**STATED GOAL:** Write out each line from the data below that includes the word "this".

**DATASET RECORDS:**
-=-=-
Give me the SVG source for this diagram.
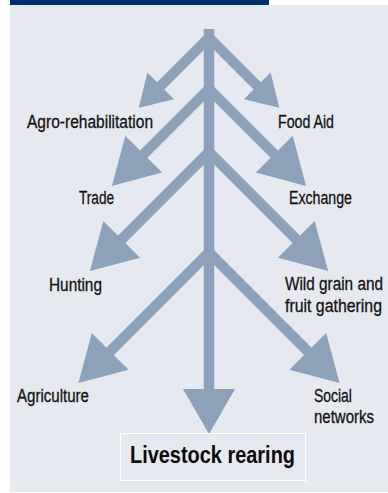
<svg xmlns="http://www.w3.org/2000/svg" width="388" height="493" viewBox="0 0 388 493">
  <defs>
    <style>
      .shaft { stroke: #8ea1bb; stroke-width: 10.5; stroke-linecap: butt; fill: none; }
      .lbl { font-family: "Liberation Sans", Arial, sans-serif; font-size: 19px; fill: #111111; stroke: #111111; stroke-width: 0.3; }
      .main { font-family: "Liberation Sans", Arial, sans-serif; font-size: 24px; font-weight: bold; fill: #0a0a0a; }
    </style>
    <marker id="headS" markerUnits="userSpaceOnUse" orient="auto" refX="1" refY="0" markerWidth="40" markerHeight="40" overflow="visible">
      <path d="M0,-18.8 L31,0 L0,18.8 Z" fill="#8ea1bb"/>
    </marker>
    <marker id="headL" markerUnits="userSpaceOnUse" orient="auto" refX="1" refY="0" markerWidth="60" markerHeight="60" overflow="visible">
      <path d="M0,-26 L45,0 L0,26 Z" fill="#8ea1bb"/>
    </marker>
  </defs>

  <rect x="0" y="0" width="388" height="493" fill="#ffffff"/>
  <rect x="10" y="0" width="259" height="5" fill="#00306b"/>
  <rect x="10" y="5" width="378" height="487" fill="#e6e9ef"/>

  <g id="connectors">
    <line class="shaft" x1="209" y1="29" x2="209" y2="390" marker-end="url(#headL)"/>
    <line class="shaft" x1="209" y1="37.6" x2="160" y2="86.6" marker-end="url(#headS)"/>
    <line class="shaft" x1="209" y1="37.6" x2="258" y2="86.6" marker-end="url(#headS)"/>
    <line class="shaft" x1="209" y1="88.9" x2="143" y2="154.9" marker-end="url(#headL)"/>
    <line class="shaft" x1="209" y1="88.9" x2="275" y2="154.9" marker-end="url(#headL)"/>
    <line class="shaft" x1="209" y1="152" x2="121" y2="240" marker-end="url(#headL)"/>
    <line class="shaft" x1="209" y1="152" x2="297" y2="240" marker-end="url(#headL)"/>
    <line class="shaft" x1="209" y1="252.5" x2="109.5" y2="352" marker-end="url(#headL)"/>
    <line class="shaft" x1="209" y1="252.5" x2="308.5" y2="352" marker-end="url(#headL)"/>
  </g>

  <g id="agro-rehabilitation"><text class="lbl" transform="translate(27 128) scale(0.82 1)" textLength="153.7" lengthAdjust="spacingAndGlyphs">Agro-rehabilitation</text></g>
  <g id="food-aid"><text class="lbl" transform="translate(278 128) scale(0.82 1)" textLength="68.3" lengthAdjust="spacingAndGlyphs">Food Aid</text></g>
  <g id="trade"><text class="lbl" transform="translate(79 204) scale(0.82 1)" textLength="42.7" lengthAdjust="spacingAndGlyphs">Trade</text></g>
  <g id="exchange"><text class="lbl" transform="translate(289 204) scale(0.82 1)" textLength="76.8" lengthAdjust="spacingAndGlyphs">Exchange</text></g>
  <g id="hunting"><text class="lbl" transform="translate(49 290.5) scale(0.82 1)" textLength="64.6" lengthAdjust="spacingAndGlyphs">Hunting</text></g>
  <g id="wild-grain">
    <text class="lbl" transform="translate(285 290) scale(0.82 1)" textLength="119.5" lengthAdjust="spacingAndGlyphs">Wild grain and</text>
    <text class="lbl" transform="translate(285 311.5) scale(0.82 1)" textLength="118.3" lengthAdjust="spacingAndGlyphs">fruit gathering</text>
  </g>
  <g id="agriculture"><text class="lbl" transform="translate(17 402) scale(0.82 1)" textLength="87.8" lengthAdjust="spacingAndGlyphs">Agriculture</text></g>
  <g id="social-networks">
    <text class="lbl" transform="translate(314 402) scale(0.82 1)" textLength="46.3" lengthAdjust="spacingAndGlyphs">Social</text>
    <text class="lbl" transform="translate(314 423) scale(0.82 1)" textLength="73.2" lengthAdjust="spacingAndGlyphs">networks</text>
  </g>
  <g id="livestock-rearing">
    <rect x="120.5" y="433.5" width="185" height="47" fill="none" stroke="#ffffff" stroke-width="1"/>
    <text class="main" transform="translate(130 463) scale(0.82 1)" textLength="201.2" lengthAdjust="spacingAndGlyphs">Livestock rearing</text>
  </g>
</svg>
-=-=-
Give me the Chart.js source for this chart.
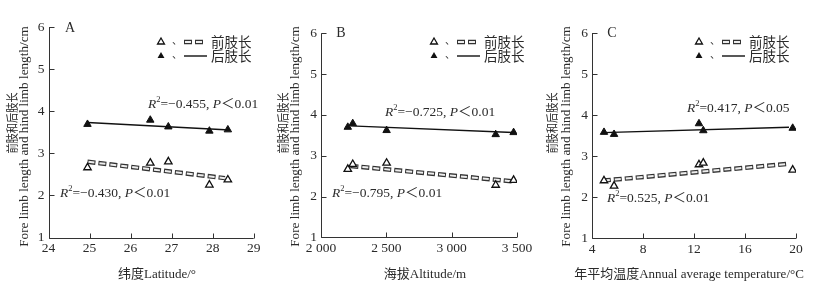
-=-=-
**THE OUTPUT:**
Give me the SVG source for this diagram.
Give me the Chart.js source for this chart.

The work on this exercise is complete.